Exists
plain-language theorem explainer
The Exists predicate marks a positive real ratio x as realizable exactly when its J-cost is zero. Recognition Science researchers cite this definition to anchor the claim that only unity satisfies the existence criterion. It is introduced as the direct conjunction of positivity with the equation J(x) = 0, serving as the interface for all subsequent uniqueness theorems.

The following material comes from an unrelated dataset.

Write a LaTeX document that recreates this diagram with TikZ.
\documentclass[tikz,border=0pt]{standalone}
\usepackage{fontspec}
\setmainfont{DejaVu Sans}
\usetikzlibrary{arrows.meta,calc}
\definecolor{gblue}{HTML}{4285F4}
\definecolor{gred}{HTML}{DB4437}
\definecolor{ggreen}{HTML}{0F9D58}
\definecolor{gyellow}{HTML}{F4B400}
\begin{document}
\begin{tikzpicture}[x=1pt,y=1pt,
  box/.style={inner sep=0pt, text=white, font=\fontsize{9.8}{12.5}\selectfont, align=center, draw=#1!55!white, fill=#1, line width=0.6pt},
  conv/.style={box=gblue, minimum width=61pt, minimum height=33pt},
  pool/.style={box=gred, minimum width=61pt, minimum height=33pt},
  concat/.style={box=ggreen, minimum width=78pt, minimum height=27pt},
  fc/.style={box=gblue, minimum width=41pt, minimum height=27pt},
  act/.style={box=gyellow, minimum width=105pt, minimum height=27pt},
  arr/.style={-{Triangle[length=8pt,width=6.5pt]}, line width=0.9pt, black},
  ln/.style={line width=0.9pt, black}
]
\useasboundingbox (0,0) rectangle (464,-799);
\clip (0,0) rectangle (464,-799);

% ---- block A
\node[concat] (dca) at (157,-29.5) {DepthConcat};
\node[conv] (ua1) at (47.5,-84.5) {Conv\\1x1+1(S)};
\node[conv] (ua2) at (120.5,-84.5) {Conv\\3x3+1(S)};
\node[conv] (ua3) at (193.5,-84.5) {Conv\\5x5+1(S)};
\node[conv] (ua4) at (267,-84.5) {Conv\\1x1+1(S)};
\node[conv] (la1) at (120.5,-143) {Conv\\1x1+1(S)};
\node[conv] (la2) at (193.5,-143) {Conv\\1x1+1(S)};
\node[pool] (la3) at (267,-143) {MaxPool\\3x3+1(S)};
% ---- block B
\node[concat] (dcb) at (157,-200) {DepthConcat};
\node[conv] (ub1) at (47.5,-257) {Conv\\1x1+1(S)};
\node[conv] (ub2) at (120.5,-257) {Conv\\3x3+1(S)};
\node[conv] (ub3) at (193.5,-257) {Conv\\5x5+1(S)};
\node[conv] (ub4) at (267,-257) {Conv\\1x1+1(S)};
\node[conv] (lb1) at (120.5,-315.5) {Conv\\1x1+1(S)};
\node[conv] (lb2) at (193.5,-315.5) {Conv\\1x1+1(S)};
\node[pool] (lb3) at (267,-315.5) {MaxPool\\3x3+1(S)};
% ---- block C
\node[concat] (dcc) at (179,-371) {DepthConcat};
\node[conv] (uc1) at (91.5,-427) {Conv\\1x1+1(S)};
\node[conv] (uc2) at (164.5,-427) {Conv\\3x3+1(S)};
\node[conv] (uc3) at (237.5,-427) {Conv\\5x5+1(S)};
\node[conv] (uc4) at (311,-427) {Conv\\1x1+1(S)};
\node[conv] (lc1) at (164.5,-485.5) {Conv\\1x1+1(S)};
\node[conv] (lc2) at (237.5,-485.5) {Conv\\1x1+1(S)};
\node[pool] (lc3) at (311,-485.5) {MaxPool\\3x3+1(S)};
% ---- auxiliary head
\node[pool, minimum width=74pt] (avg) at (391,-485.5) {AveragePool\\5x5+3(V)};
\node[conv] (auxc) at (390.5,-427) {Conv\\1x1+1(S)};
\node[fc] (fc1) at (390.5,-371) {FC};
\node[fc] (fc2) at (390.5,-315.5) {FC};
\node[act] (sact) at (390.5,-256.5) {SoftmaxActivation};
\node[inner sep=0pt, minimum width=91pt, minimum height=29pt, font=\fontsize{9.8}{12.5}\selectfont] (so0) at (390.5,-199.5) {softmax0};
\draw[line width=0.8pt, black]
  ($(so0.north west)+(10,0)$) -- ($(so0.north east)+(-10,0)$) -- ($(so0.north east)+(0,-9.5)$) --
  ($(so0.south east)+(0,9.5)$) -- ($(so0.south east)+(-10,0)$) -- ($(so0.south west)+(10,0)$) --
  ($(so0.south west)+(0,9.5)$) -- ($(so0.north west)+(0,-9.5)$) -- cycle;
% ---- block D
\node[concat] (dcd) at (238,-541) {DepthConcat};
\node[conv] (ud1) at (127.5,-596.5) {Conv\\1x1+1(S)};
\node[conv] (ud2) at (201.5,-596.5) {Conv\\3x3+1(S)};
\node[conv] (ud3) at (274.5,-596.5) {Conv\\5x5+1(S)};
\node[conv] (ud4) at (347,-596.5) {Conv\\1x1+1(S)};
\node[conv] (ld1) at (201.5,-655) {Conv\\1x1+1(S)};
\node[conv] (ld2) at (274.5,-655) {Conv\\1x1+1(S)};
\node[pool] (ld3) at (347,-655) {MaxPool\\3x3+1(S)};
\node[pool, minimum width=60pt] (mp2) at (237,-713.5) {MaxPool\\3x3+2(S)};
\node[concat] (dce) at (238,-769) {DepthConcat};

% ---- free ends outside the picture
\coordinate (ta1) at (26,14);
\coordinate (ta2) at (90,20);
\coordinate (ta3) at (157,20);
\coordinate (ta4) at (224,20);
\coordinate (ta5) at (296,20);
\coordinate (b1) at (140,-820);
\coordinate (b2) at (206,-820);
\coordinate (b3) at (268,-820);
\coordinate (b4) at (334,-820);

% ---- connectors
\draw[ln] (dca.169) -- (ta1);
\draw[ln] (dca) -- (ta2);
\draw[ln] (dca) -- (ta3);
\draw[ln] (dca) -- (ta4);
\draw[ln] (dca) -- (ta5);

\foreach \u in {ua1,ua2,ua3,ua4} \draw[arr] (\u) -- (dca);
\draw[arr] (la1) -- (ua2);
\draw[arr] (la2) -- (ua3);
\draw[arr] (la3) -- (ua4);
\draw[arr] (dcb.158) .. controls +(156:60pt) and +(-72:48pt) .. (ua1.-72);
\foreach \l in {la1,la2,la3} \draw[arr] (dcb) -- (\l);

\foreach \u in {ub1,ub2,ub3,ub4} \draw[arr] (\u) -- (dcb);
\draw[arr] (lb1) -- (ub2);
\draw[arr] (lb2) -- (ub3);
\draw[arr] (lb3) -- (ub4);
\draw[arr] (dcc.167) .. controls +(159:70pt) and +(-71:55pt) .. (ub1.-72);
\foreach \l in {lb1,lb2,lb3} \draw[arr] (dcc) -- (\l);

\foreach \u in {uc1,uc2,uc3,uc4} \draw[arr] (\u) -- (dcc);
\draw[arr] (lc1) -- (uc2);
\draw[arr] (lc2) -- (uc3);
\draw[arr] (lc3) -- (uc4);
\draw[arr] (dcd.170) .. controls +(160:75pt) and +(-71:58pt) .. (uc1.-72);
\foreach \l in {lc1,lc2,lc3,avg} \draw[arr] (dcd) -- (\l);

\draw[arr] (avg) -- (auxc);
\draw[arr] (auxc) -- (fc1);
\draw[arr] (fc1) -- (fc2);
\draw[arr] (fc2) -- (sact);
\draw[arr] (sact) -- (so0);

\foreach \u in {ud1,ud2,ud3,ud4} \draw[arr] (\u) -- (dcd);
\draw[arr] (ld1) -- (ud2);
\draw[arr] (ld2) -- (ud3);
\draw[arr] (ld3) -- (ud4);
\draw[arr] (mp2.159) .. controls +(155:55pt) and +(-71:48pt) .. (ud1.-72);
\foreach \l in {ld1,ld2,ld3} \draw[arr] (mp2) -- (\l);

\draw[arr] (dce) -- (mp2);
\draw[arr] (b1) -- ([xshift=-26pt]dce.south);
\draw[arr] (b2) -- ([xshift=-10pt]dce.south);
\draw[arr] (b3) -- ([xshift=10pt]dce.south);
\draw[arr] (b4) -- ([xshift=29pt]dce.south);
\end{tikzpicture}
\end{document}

Claim. A ratio $x$ exists when $x > 0$ and $J(x) = 0$, where the cost functional is given by $J(x) = (x + x^{-1})/2 - 1$.
background
The CostAxioms module formalizes the three primitive axioms of Recognition Science: Normalization (cost vanishes at unity), the Recognition Composition Law, and Calibration of the logarithmic second derivative. From these axioms the unique cost functional is derived as $J(x) = (x + x^{-1})/2 - 1$. The Exists definition then supplies the Level 2 existence criterion: positive ratios at minimum cost are declared realizable. This setting is more primitive than logic because contradiction carries infinite cost while consistency carries zero cost.
proof idea
This is a direct definition that conjoins the positivity requirement $0 < x$ with the zero-cost condition $J x = 0$. No lemmas or tactics are invoked; the declaration simply encodes the interface predicate used by downstream theorems.
why it matters
The definition is invoked by law_of_existence and unity_is_unique_existent in the same module, and by complete_law_of_existence and existence_economically_inevitable in LawOfExistence. It occupies Level 2 in the axiomatic hierarchy, linking J-cost minimization to realizability and supporting the claim that unity is the unique existent. The construction rests on T5 J-uniqueness and the economic interpretation that only the golden-ratio fixed point incurs zero cost.